Batı, dünyayı kendi tekeline alabilmek için içinden çıkılmaz mâli mevzuat icat etmiş ve bir şekilde getirip bu mevzuatları/kanunları ülke yönetimlerine yerleştirmiştir.

Küçük işletmeler binlerce sayfadan oluşan bu mevzuatları/kanunları ya bilemeyecekleri veya iyi bilen elemanları istihdam edip çalıştıramayacaklarından, sonunda ezilip giderler ve meydanı büyük sömürü sermayesine bırakırlar.

Batı, bir taraftan işte bu içinden çıkılmaz mâli mevzuatı, diğer taraftan  faizli sistemi ile sömürüsünü sürdürmektedir.

Dayatılan bu mevzuatın/kanunların sonucunda neler olmaktadır

Paranın kârından para olarak vergi ödetmektedir. Oysa parayı halk basamayacağına göre nasıl kâr edilecektir

Birisi zarar edecek ki diğeri kâr edebilsin.

Zarardan vergi alınamayacağına göre, bu uygulama sebebiyle devlet bütçesine yeterli gelir gelmez. Ya para basılır, bankerlerin faizleri ödenir, o da enflasyona sebep olur; ya da dışarıdan borç alınır, enflasyon ertelenir ama ülke borç batağına batmış olur.

Aynen ülkemizde olduğu gibi. 

Bütün bu yapılanların nihai ve asıl amacı nedir

Sömürü sermayesi işte bu yanlış ve sakat uygulamaları bir şekilde dayatarak tüm dünyanın ekonomisini çökertip kendi hakimiyetini kurmak istemektedir.

***

Batı dünyasının sömürmek istediği veya hâlen sömürmekte olduğu ülkelere empoze ettiği mâli mevzuat yani maliye ile ilgili kanunlar işte böyledir.

Sadece mevzuat mı bu şekildedir

Hayır!

Bu şekilde oluşturulan veya dayatarak mevzuata dayalı olarak yaptırdığı uygulamalar da maalesef böyledir; aynen ülkemizde olduğu gibi. 

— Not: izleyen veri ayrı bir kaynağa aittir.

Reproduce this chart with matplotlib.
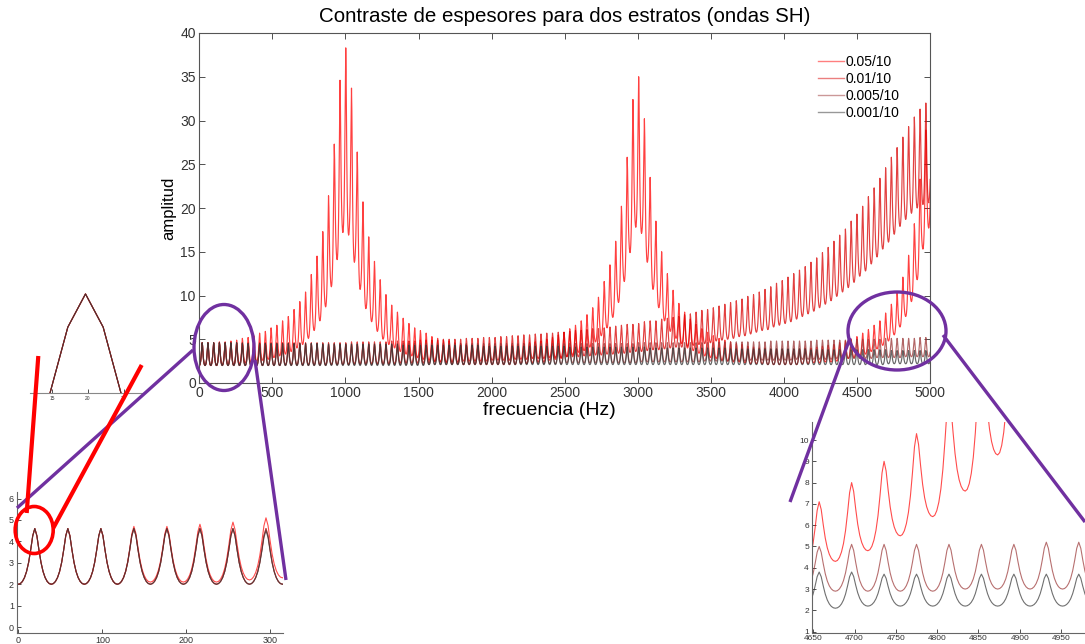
import numpy as np
import matplotlib
matplotlib.use('Agg')
import matplotlib.pyplot as plt
from matplotlib.patches import Ellipse

plt.rcParams['font.family'] = ['Liberation Sans', 'DejaVu Sans']

# amplitude of every peak / trough of the ~39.3 Hz oscillation
period_hz = 39.3
# one rising half-period (trough -> peak), 8 sample steps, normalised
rise_shape = [0.0, 0.012, 0.05, 0.119, 0.228, 0.391, 0.617, 0.871, 1.0]

labels = ['0.05/10', '0.01/10', '0.005/10', '0.001/10']
colors = ['#ff0000', '#d90000', '#993333', '#333333']

peak_a = [4.6, 4.6, 4.6, 4.7, 4.7, 4.8, 4.9, 5.1, 5.2, 5.4,
          5.7, 5.9, 6.3, 6.6, 7.1, 7.6, 8.4, 9.3, 10.4, 12.4,
          14.5, 17.3, 21.4, 27.3, 34.6, 38.3, 33.7, 26.4, 20.7, 16.7,
          13.9, 11.8, 10.1, 8.9, 8.1, 7.4, 6.8, 6.3, 6.0, 5.7,
          5.3, 5.1, 4.9, 4.8, 4.6, 4.5, 4.4, 4.3, 4.3, 4.2,
          4.2, 4.2, 4.2, 4.3, 4.3, 4.4, 4.5, 4.6, 4.7, 4.8,
          5.0, 5.2, 5.5, 5.8, 6.2, 6.6, 7.1, 7.8, 8.6, 9.8,
          11.6, 13.5, 16.2, 20.2, 25.8, 32.4, 35.0, 30.2, 23.5, 18.5,
          15.0, 12.5, 10.6, 9.1, 8.1, 7.3, 6.7, 6.2, 5.8, 5.4,
          5.1, 4.9, 4.7, 4.5, 4.4, 4.2, 4.1, 4.0, 4.0, 3.9,
          3.9, 3.9, 3.9, 3.9, 3.9, 4.0, 4.0, 4.1, 4.2, 4.3,
          4.4, 4.6, 4.8, 5.0, 5.3, 5.7, 6.1, 6.6, 7.1, 8.0,
          9.0, 10.3, 12.1, 14.6, 18.2, 23.3, 28.9, 30.5]
trough_a = [2.0, 2.0, 2.0, 2.0, 2.1, 2.1, 2.1, 2.2, 2.3, 2.4,
            2.5, 2.6, 2.7, 2.9, 3.1, 3.3, 3.6, 4.0, 4.4, 5.1,
            6.0, 7.1, 8.7, 11.0, 14.1, 17.2, 16.9, 13.8, 10.7, 8.5,
            7.0, 5.9, 5.0, 4.4, 4.0, 3.6, 3.3, 3.1, 2.9, 2.7,
            2.6, 2.5, 2.4, 2.3, 2.2, 2.2, 2.1, 2.1, 2.1, 2.1,
            2.1, 2.1, 2.1, 2.1, 2.1, 2.1, 2.2, 2.2, 2.3, 2.4,
            2.4, 2.6, 2.7, 2.8, 3.0, 3.2, 3.5, 3.7, 4.1, 4.7,
            5.4, 6.3, 7.5, 9.2, 11.6, 14.9, 17.8, 17.1, 13.8, 10.7,
            8.6, 7.1, 5.9, 5.1, 4.5, 4.0, 3.7, 3.4, 3.1, 2.9,
            2.8, 2.6, 2.5, 2.4, 2.4, 2.3, 2.2, 2.2, 2.2, 2.1,
            2.1, 2.1, 2.1, 2.1, 2.1, 2.2, 2.2, 2.3, 2.3, 2.4,
            2.4, 2.5, 2.6, 2.8, 2.9, 3.1, 3.3, 3.6, 3.9, 4.3,
            4.8, 5.5, 6.4, 7.6, 9.3, 11.8, 15.3, 17.7]

peak_b = [4.6, 4.6, 4.6, 4.6, 4.6, 4.6, 4.6, 4.6, 4.6, 4.6,
          4.6, 4.6, 4.6, 4.6, 4.6, 4.6, 4.6, 4.6, 4.6, 4.6,
          4.6, 4.6, 4.6, 4.6, 4.6, 4.6, 4.7, 4.7, 4.7, 4.7,
          4.7, 4.7, 4.7, 4.8, 4.8, 4.8, 4.8, 4.8, 4.9, 4.9,
          4.9, 4.9, 5.0, 5.0, 5.0, 5.0, 5.1, 5.1, 5.1, 5.2,
          5.2, 5.2, 5.3, 5.3, 5.4, 5.4, 5.5, 5.5, 5.6, 5.6,
          5.7, 5.7, 5.8, 5.8, 5.9, 6.0, 6.0, 6.1, 6.2, 6.2,
          6.3, 6.4, 6.5, 6.6, 6.7, 6.7, 6.8, 7.0, 7.1, 7.1,
          7.3, 7.4, 7.5, 7.6, 7.8, 7.9, 8.1, 8.3, 8.4, 8.6,
          8.8, 9.0, 9.2, 9.4, 9.6, 9.9, 10.1, 10.4, 10.7, 11.0,
          11.4, 11.7, 12.1, 12.5, 12.9, 13.3, 13.8, 14.3, 14.9, 15.5,
          16.2, 16.9, 17.6, 18.5, 19.3, 20.2, 21.3, 22.3, 23.4, 24.6,
          25.8, 26.9, 28.1, 29.3, 30.4, 31.3, 32.0, 32.3]
trough_b = [2.0, 2.0, 2.0, 2.0, 2.0, 2.0, 2.0, 2.0, 2.0, 2.0,
            2.0, 2.0, 2.0, 2.0, 2.0, 2.1, 2.1, 2.1, 2.1, 2.1,
            2.1, 2.1, 2.1, 2.1, 2.1, 2.1, 2.1, 2.2, 2.2, 2.2,
            2.2, 2.2, 2.2, 2.2, 2.2, 2.3, 2.3, 2.3, 2.3, 2.3,
            2.3, 2.4, 2.4, 2.4, 2.4, 2.4, 2.5, 2.5, 2.5, 2.5,
            2.5, 2.6, 2.6, 2.6, 2.6, 2.7, 2.7, 2.7, 2.8, 2.8,
            2.8, 2.9, 2.9, 2.9, 3.0, 3.0, 3.0, 3.1, 3.1, 3.2,
            3.2, 3.3, 3.3, 3.4, 3.4, 3.5, 3.6, 3.6, 3.7, 3.8,
            3.8, 3.9, 4.0, 4.1, 4.1, 4.2, 4.3, 4.4, 4.5, 4.6,
            4.8, 4.9, 5.0, 5.1, 5.3, 5.4, 5.6, 5.8, 6.0, 6.1,
            6.4, 6.6, 6.8, 7.0, 7.3, 7.6, 7.9, 8.2, 8.6, 9.0,
            9.4, 9.9, 10.4, 10.9, 11.5, 12.2, 12.8, 13.6, 14.4, 15.3,
            16.1, 17.0, 17.9, 18.7, 19.4, 20.0, 20.4, 20.6]

peak_c = ([4.6] * 8 + [4.5] * 68 + [4.6] * 14 + [4.7] * 9 + [4.8] * 8
          + [4.9] * 7 + [5.0] * 5 + [5.1] * 6 + [5.2] * 3)
trough_c = ([2.0] * 23 + [2.1] * 24 + [2.2] * 17 + [2.3] * 13 + [2.4] * 11
            + [2.5] * 8 + [2.6] * 8 + [2.7] * 7 + [2.8] * 7 + [2.9] * 5 + [3.0] * 5)

peak_d = ([4.6] * 7 + [4.5] * 14 + [4.4] * 14 + [4.3] * 14 + [4.2] * 15
          + [4.1] * 14 + [4.0] * 14 + [3.9] * 14 + [3.8] * 14 + [3.7] * 8)
trough_d = [2.0] * 40 + [2.1] * 80 + [2.2] * 8


def build_curve(peaks, troughs):
    vals = []
    for n in range(len(peaks)):
        lo, hi = troughs[n], peaks[n]
        vals += [lo + (hi - lo) * s for s in rise_shape[:-1]]
        if n + 1 < len(troughs):
            nxt = troughs[n + 1]
            vals += [nxt + (hi - nxt) * s for s in rise_shape[:0:-1]]
        else:
            vals.append(hi)
    freq = np.arange(len(vals)) * period_hz / (2 * (len(rise_shape) - 1))
    return freq, np.array(vals)


curves = [build_curve(peak_a, trough_a), build_curve(peak_b, trough_b),
          build_curve(peak_c, trough_c), build_curve(peak_d, trough_d)]

W, H = 1085, 644
fig = plt.figure(figsize=(W / 100, H / 100), dpi=100)


def px_box(x0, y0, x1, y1):
    return [x0 / W, 1 - y1 / H, (x1 - x0) / W, (y1 - y0) / H]


def draw_curves(a, lw, alpha):
    for lab, col, (f, v) in zip(labels, colors, curves):
        a.plot(f, v, color=col, lw=lw, alpha=alpha, label=lab)


# main chart
ax = fig.add_axes(px_box(199.3, 33, 930, 383))
draw_curves(ax, 0.85, 0.75)
ax.set_xlim(0, 5000)
ax.set_ylim(0, 40)
ax.set_xticks(range(0, 5001, 500))
ax.set_yticks(range(0, 41, 5))
ax.tick_params(direction='in', top=True, right=True, length=4, width=0.6,
               labelsize=10, pad=2.5, colors='#333333')
for sp in ax.spines.values():
    sp.set_color('#555555')
    sp.set_linewidth(0.8)
ax.set_title('Contraste de espesores para dos estratos (ondas SH)', fontsize=14.8, pad=8)
ax.set_xlabel('frecuencia (Hz)', fontsize=14, labelpad=1)
ax.xaxis.set_label_coords(0.479, -0.055)
ax.set_ylabel('amplitud', fontsize=12, labelpad=3)
leg = ax.legend(loc='upper left', bbox_to_anchor=(0.847, 0.937), frameon=False, fontsize=10,
                handlelength=1.85, handletextpad=0.15, labelspacing=0.22,
                borderpad=0, borderaxespad=0)
for h in leg.get_lines():
    h.set_linewidth(1.0)
    h.set_alpha(0.5)


def inset_style(a, size):
    a.patch.set_alpha(0)
    a.spines['top'].set_visible(False)
    a.spines['right'].set_visible(False)
    for s in ('left', 'bottom'):
        a.spines[s].set_color('#666666')
        a.spines[s].set_linewidth(0.8)
    a.tick_params(direction='in', length=3, width=0.6, labelsize=size, pad=2,
                  colors='#333333')


# zoom on the start of the band
ax_l = fig.add_axes(px_box(16.7, 491.7, 283, 633.3))
draw_curves(ax_l, 0.8, 0.7)
ax_l.set_xlim(-1.9, 315)
ax_l.set_ylim(-0.29, 6.32)
ax_l.set_xticks([0, 100, 200, 300])
ax_l.set_yticks(range(0, 7))
inset_style(ax_l, 6.5)

# zoom on the end of the band
ax_r = fig.add_axes(px_box(811.7, 421.7, 1085, 632.5))
draw_curves(ax_r, 0.8, 0.7)
ax_r.set_xlim(4648, 4979)
ax_r.set_ylim(0.96, 10.86)
ax_r.set_xticks(range(4650, 4951, 50))
ax_r.set_yticks(range(1, 11))
inset_style(ax_r, 6)

# tiny zoom on the first peak
ax_m = fig.add_axes(px_box(30, 285, 143, 393))
draw_curves(ax_m, 0.8, 0.8)
ax_m.set_xlim(11.94, 27.64)
ax_m.set_ylim(3.6, 4.69)
ax_m.set_xticks([15, 20, 25])
ax_m.set_yticks([])
inset_style(ax_m, 3.5)
ax_m.spines['left'].set_visible(False)
ax_m.spines['bottom'].set_color('#888888')

# hand-drawn call-outs
ov = fig.add_axes([0, 0, 1, 1])
ov.set_xlim(0, W)
ov.set_ylim(H, 0)
ov.axis('off')
ov.patch.set_alpha(0)
purple = '#7030a0'
ov.add_patch(Ellipse((224, 347.5), 60, 86, fill=False, ec=purple, lw=2.4))
ov.add_patch(Ellipse((897, 331), 98, 78, fill=False, ec=purple, lw=2.4))
ov.plot([193, 17], [350, 508], color=purple, lw=2.4, solid_capstyle='butt')
ov.plot([255, 286], [360, 580], color=purple, lw=2.4, solid_capstyle='butt')
ov.plot([850, 790], [338, 502], color=purple, lw=2.4, solid_capstyle='butt')
ov.plot([943, 1085], [335, 522], color=purple, lw=2.4, solid_capstyle='butt')
ov.add_patch(Ellipse((34.2, 530), 38, 47, fill=False, ec='red', lw=2.6))
ov.plot([38.3, 26.7], [356, 513], color='red', lw=3, solid_capstyle='butt')
ov.plot([141.7, 53.3], [365, 528], color='red', lw=3, solid_capstyle='butt')

fig.savefig('out.png', dpi=100)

Bu mevzuat ve uygulamalardan kurtulmak amacıyla işletmeler ayakta kalma mücadelesi vermektedir. Bunu tabiî sonucu olarak işletmeler bu mevzuattan ve o mevzuatın getirdiği yükümlülüklerden kaçabildiği oranda kaçmaktadır. Bu kaçış ve kaytarmaların tabiî sonucu olarak o ülke ekonomilerinde bilinen "kayıt dışı ekonomi" oluşmaktadır.

"Kayıt dışı ekonomi"nin önce o işletme, sonra o ülke ekonomisi için ne demek olduğunu ve zamanla o işletme ve o ülkeyi değil "ekonomik kriz/lere" adeta "ekonomik tufanlar" mesabesinde felâketlere götürdüğü, ekonomi uzmanlarınca çok iyi bilinmektedir.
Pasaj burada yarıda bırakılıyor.